■ GOAL
Among the records below, find each line that includes the string "code" and copy it.

■ INPUT DATA
·····

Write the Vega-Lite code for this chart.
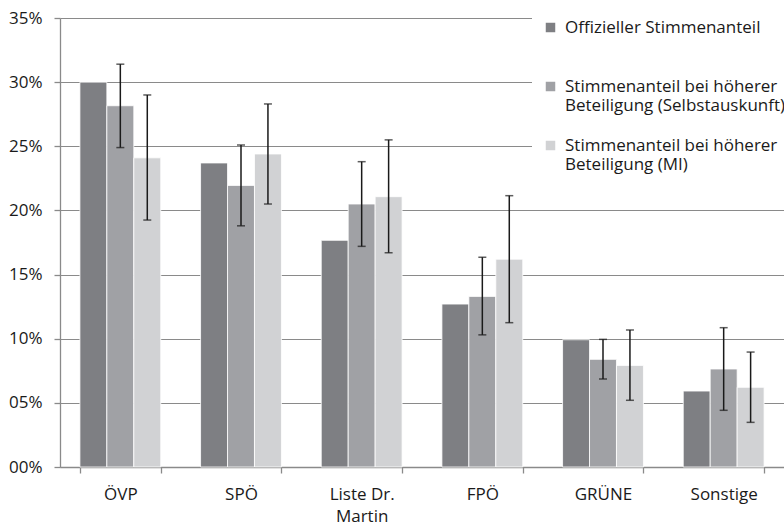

·····

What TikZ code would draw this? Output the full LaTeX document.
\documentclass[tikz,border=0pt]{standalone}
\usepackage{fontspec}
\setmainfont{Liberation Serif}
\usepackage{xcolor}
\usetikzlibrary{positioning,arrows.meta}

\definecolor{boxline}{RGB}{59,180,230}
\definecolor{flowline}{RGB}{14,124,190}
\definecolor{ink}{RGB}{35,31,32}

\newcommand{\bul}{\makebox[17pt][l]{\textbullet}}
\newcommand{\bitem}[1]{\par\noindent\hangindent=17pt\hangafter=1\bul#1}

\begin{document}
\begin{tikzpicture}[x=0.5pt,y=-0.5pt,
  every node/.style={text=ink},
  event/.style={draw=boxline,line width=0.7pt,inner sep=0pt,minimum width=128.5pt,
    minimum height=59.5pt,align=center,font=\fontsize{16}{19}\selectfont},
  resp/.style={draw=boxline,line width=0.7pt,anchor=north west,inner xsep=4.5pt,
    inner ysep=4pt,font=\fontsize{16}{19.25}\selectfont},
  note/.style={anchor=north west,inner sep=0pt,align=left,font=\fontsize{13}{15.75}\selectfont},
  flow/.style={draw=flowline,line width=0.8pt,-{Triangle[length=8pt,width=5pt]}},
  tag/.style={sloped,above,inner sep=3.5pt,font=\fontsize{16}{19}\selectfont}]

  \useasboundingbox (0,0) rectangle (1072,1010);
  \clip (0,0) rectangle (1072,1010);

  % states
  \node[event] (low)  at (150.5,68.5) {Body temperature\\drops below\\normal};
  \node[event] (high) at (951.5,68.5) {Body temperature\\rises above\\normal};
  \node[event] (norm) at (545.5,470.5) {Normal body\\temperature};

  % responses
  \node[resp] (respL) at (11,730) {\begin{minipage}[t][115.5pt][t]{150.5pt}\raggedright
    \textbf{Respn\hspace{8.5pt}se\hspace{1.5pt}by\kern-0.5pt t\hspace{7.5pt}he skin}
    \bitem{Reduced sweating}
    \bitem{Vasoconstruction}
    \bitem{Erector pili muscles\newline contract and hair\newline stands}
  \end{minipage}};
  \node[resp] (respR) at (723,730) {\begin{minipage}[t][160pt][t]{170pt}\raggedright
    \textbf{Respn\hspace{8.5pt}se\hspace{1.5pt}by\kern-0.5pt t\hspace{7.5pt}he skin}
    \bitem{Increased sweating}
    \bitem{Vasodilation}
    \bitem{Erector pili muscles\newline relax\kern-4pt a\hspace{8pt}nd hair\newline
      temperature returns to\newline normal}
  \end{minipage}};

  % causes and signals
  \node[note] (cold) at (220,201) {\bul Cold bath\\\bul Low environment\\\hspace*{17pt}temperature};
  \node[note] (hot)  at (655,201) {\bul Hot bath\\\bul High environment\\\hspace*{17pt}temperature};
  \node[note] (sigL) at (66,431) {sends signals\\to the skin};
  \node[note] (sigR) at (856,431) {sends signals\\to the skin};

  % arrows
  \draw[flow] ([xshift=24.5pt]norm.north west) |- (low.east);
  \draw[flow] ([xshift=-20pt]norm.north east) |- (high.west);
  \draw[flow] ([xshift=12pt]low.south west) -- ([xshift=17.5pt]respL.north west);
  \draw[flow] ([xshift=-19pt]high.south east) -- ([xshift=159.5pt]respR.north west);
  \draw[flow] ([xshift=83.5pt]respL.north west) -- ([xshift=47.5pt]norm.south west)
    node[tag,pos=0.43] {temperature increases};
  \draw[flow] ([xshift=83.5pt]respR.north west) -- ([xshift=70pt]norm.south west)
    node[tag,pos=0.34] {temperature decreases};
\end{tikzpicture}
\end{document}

·····

■ RESPONSE TO THIS TASK
Write the Vega-Lite code for this chart.
What TikZ code would draw this? Output the full LaTeX document.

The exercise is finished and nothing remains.